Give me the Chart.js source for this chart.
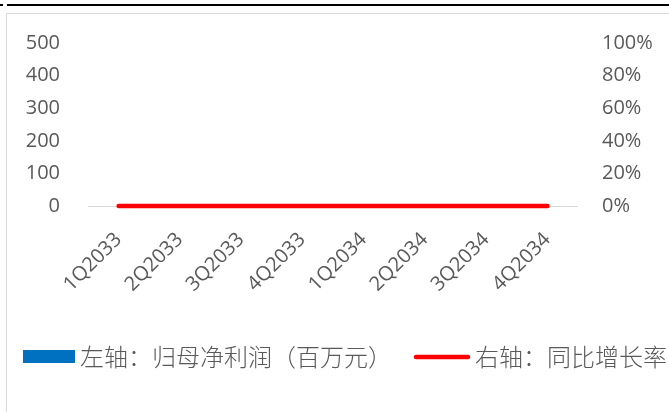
<!DOCTYPE html>
<html>
<head>
<meta charset="utf-8">
<script src="https://cdn.jsdelivr.net/npm/chart.js@4.4.1/dist/chart.umd.min.js"></script>
<style>
  html, body { margin: 0; padding: 0; background: #fff; }
  #wrap { width: 669px; height: 412px; position: relative; }
</style>
</head>
<body>
<div id="wrap"><canvas id="myChart"></canvas></div>
<script>
// quarters on the x axis
const quarters = ["1Q2033", "2Q2033", "3Q2033", "4Q2033", "1Q2034", "2Q2034", "3Q2034", "4Q2034"];
// net profit attributable to parent (million yuan), left axis
const netProfit = [0, 0, 0, 0, 0, 0, 0, 0];
// year-on-year growth, right axis (fraction)
const yoyGrowth = [0, 0, 0, 0, 0, 0, 0, 0];
const leftTicks = [0, 100, 200, 300, 400, 500];
const rightTicks = [0, 0.2, 0.4, 0.6, 0.8, 1];

const profitLabel = "左轴：归母净利润（百万元）";
const growthLabel = "右轴：同比增长率";

const tickFont = { family: '"Open Sans", sans-serif', size: 20 };
const tickColor = "#595959";

// page frame: heavy rule at the top, light box round the chart
const framePlugin = {
  id: "frame",
  beforeDraw(chart) {
    const ctx = chart.ctx;
    ctx.save();
    ctx.fillStyle = "#fff";
    ctx.fillRect(0, 0, chart.width, chart.height);
    ctx.strokeStyle = "#000";
    ctx.lineWidth = 2;
    ctx.beginPath();
    ctx.moveTo(0, 5);
    ctx.lineTo(3, 5);
    ctx.moveTo(7, 5);
    ctx.lineTo(chart.width, 5);
    ctx.stroke();
    ctx.strokeStyle = "#d9d9d9";
    ctx.lineWidth = 1;
    ctx.beginPath();
    ctx.moveTo(6.5, chart.height);
    ctx.lineTo(6.5, 13.5);
    ctx.lineTo(chart.width, 13.5);
    ctx.stroke();
    ctx.restore();
  },
};

// legend row under the axis labels
const legendPlugin = {
  id: "bottomLegend",
  afterDraw(chart) {
    const ctx = chart.ctx;
    const ds = chart.data.datasets;
    const y = 357;
    ctx.save();
    ctx.font = '300 24px "Noto Sans CJK SC", sans-serif';
    ctx.textBaseline = "middle";

    ctx.fillStyle = ds[0].backgroundColor;
    ctx.fillRect(23, 350, 52, 13);
    ctx.fillStyle = tickColor;
    ctx.fillText(ds[0].label, 80, y);

    ctx.strokeStyle = ds[1].borderColor;
    ctx.lineWidth = 4.5;
    ctx.lineCap = "round";
    ctx.beginPath();
    ctx.moveTo(416, y);
    ctx.lineTo(468, y);
    ctx.stroke();
    ctx.fillText(ds[1].label, 475, y);
    ctx.restore();
  },
};

const ctx = document.getElementById("myChart").getContext("2d");
const myChart = new Chart(ctx, {
  type: "bar",
  data: {
    labels: quarters,
    datasets: [
      {
        type: "bar",
        label: profitLabel,
        data: netProfit,
        backgroundColor: "#0070C0",
        borderWidth: 0,
        yAxisID: "y",
        order: 2,
      },
      {
        type: "line",
        label: growthLabel,
        data: yoyGrowth,
        borderColor: "#FF0000",
        backgroundColor: "#FF0000",
        borderWidth: 4.5,
        borderCapStyle: "round",
        pointRadius: 0,
        tension: 0,
        clip: false,
        yAxisID: "y1",
        order: 1,
      },
    ],
  },
  options: {
    responsive: true,
    maintainAspectRatio: false,
    animation: false,
    layout: { padding: { top: 43, left: 0, right: 0, bottom: 0 } },
    plugins: {
      legend: { display: false },
      tooltip: { enabled: false },
    },
    scales: {
      x: {
        grid: { display: false, drawTicks: false },
        border: { display: false },
        ticks: {
          color: tickColor,
          font: tickFont,
          minRotation: 45,
          maxRotation: 45,
          autoSkip: false,
          padding: 22,
        },
        afterFit: (scale) => {
          scale.height = 206;
        },
      },
      y: {
        position: "left",
        min: leftTicks[0],
        max: leftTicks[leftTicks.length - 1],
        afterBuildTicks: (scale) => {
          scale.ticks = leftTicks.map((v) => ({ value: v }));
        },
        grid: {
          drawTicks: false,
          color: (c) => (c.tick && c.tick.value === 0 ? "#d9d9d9" : "rgba(0,0,0,0)"),
          lineWidth: 1,
        },
        border: { display: false },
        ticks: { color: tickColor, font: tickFont, padding: 28 },
        afterFit: (scale) => {
          scale.width = 88;
        },
      },
      y1: {
        position: "right",
        min: rightTicks[0],
        max: rightTicks[rightTicks.length - 1],
        afterBuildTicks: (scale) => {
          scale.ticks = rightTicks.map((v) => ({ value: v }));
        },
        grid: { display: false, drawTicks: false },
        border: { display: false },
        ticks: {
          color: tickColor,
          font: tickFont,
          padding: 24,
          callback: (v) => Math.round(v * 100) + "%",
        },
        afterFit: (scale) => {
          scale.width = 91;
        },
      },
    },
  },
  plugins: [framePlugin, legendPlugin],
});
</script>
</body>
</html>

.....

• _WHAT YOU ARE ASKED TO DO_
Copy the listing word for word, excluding its pictures.

• _FINAL RESULT_
Give me the Chart.js source for this chart.
<!DOCTYPE html>
<html>
<head>
<meta charset="utf-8">
<script src="https://cdn.jsdelivr.net/npm/chart.js@4.4.1/dist/chart.umd.min.js"></script>
<style>
  html, body { margin: 0; padding: 0; background: #fff; }
  #wrap { width: 669px; height: 412px; position: relative; }
</style>
</head>
<body>
<div id="wrap"><canvas id="myChart"></canvas></div>
<script>
// quarters on the x axis
const quarters = ["1Q2033", "2Q2033", "3Q2033", "4Q2033", "1Q2034", "2Q2034", "3Q2034", "4Q2034"];
// net profit attributable to parent (million yuan), left axis
const netProfit = [0, 0, 0, 0, 0, 0, 0, 0];
// year-on-year growth, right axis (fraction)
const yoyGrowth = [0, 0, 0, 0, 0, 0, 0, 0];
const leftTicks = [0, 100, 200, 300, 400, 500];
const rightTicks = [0, 0.2, 0.4, 0.6, 0.8, 1];

const profitLabel = "左轴：归母净利润（百万元）";
const growthLabel = "右轴：同比增长率";

const tickFont = { family: '"Open Sans", sans-serif', size: 20 };
const tickColor = "#595959";

// page frame: heavy rule at the top, light box round the chart
const framePlugin = {
  id: "frame",
  beforeDraw(chart) {
    const ctx = chart.ctx;
    ctx.save();
    ctx.fillStyle = "#fff";
    ctx.fillRect(0, 0, chart.width, chart.height);
    ctx.strokeStyle = "#000";
    ctx.lineWidth = 2;
    ctx.beginPath();
    ctx.moveTo(0, 5);
    ctx.lineTo(3, 5);
    ctx.moveTo(7, 5);
    ctx.lineTo(chart.width, 5);
    ctx.stroke();
    ctx.strokeStyle = "#d9d9d9";
    ctx.lineWidth = 1;
    ctx.beginPath();
    ctx.moveTo(6.5, chart.height);
    ctx.lineTo(6.5, 13.5);
    ctx.lineTo(chart.width, 13.5);
    ctx.stroke();
    ctx.restore();
  },
};

// legend row under the axis labels
const legendPlugin = {
  id: "bottomLegend",
  afterDraw(chart) {
    const ctx = chart.ctx;
    const ds = chart.data.datasets;
    const y = 357;
    ctx.save();
    ctx.font = '300 24px "Noto Sans CJK SC", sans-serif';
    ctx.textBaseline = "middle";

    ctx.fillStyle = ds[0].backgroundColor;
    ctx.fillRect(23, 350, 52, 13);
    ctx.fillStyle = tickColor;
    ctx.fillText(ds[0].label, 80, y);

    ctx.strokeStyle = ds[1].borderColor;
    ctx.lineWidth = 4.5;
    ctx.lineCap = "round";
    ctx.beginPath();
    ctx.moveTo(416, y);
    ctx.lineTo(468, y);
    ctx.stroke();
    ctx.fillText(ds[1].label, 475, y);
    ctx.restore();
  },
};

const ctx = document.getElementById("myChart").getContext("2d");
const myChart = new Chart(ctx, {
  type: "bar",
  data: {
    labels: quarters,
    datasets: [
      {
        type: "bar",
        label: profitLabel,
        data: netProfit,
        backgroundColor: "#0070C0",
        borderWidth: 0,
        yAxisID: "y",
        order: 2,
      },
      {
        type: "line",
        label: growthLabel,
        data: yoyGrowth,
        borderColor: "#FF0000",
        backgroundColor: "#FF0000",
        borderWidth: 4.5,
        borderCapStyle: "round",
        pointRadius: 0,
        tension: 0,
        clip: false,
        yAxisID: "y1",
        order: 1,
      },
    ],
  },
  options: {
    responsive: true,
    maintainAspectRatio: false,
    animation: false,
    layout: { padding: { top: 43, left: 0, right: 0, bottom: 0 } },
    plugins: {
      legend: { display: false },
      tooltip: { enabled: false },
    },
    scales: {
      x: {
        grid: { display: false, drawTicks: false },
        border: { display: false },
        ticks: {
          color: tickColor,
          font: tickFont,
          minRotation: 45,
          maxRotation: 45,
          autoSkip: false,
          padding: 22,
        },
        afterFit: (scale) => {
          scale.height = 206;
        },
      },
      y: {
        position: "left",
        min: leftTicks[0],
        max: leftTicks[leftTicks.length - 1],
        afterBuildTicks: (scale) => {
          scale.ticks = leftTicks.map((v) => ({ value: v }));
        },
        grid: {
          drawTicks: false,
          color: (c) => (c.tick && c.tick.value === 0 ? "#d9d9d9" : "rgba(0,0,0,0)"),
          lineWidth: 1,
        },
        border: { display: false },
        ticks: { color: tickColor, font: tickFont, padding: 28 },
        afterFit: (scale) => {
          scale.width = 88;
        },
      },
      y1: {
        position: "right",
        min: rightTicks[0],
        max: rightTicks[rightTicks.length - 1],
        afterBuildTicks: (scale) => {
          scale.ticks = rightTicks.map((v) => ({ value: v }));
        },
        grid: { display: false, drawTicks: false },
        border: { display: false },
        ticks: {
          color: tickColor,
          font: tickFont,
          padding: 24,
          callback: (v) => Math.round(v * 100) + "%",
        },
        afterFit: (scale) => {
          scale.width = 91;
        },
      },
    },
  },
  plugins: [framePlugin, legendPlugin],
});
</script>
</body>
</html>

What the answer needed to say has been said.